One of the most dramatic episodes Mark Tooley captures is the news of the earlier than expected arrival of the President-elect in the Willard Hotel. The news is brought in a message to one of Virginia’s leading delegates, James Seddon. Seddon will soon find service in Richmond as the Confederacy’s Secretary of War.

But for now, he is tasked with telling other Peace delegates what news his slave has brought him: “Lincoln is in the hotel.” That slave was described by conference recorder Lucius Chittenden of Vermont as “scarcely darker than Seddon himself.” This dignified figure had free rein to enter and leave the assembly of delegates.

That the news of Lincoln’s arrival was brought to the delegates by an enslaved person is but one of the innumerable ironies and historical gems Mark Tooley has uncovered in this highly readable work.

Tooley’s narrative nails down at all four corners the hardy perennial myth that the Civil War was fought over economic issues or States Rights, or any issue other than slavery.
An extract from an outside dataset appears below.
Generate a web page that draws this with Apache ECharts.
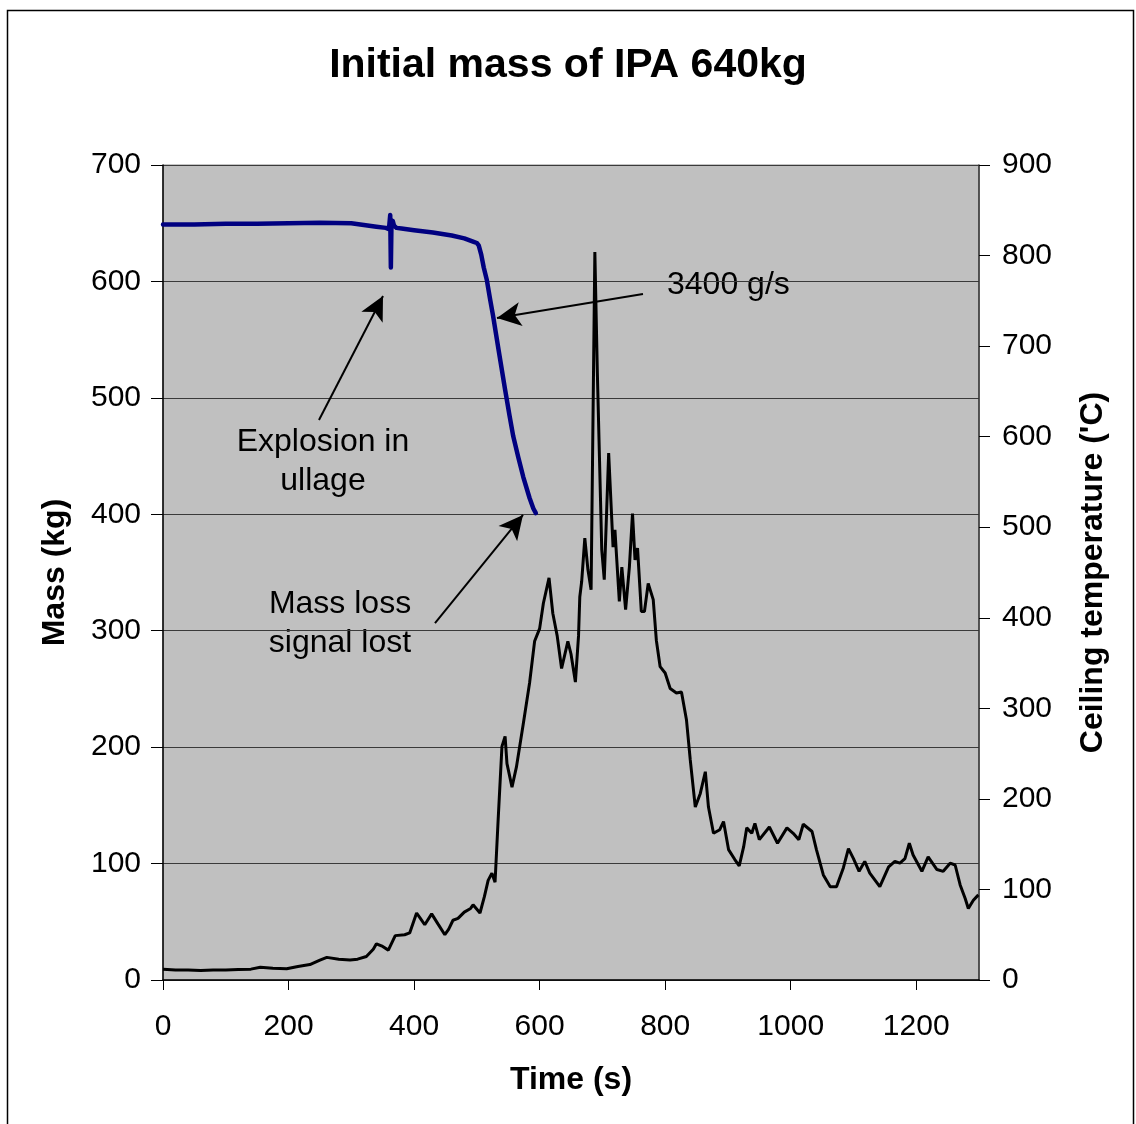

For weeks on end, the Northern and Southern delegates to this Peace Conference discussed nothing else.

Thucydides had to surmise — shrewdly — what the Hellenic envoys to the Athenian assembly would have said in 432 B.C. It was their last attempt to avoid what would become the greatest war the ancient world had known.

Mark Tooley, thanks to his careful digging through the documentary record, knows what the conferees of 1861 saidAnd now we know. Like Thucydides, Tooley has given us a work to last “as a possession for all time.”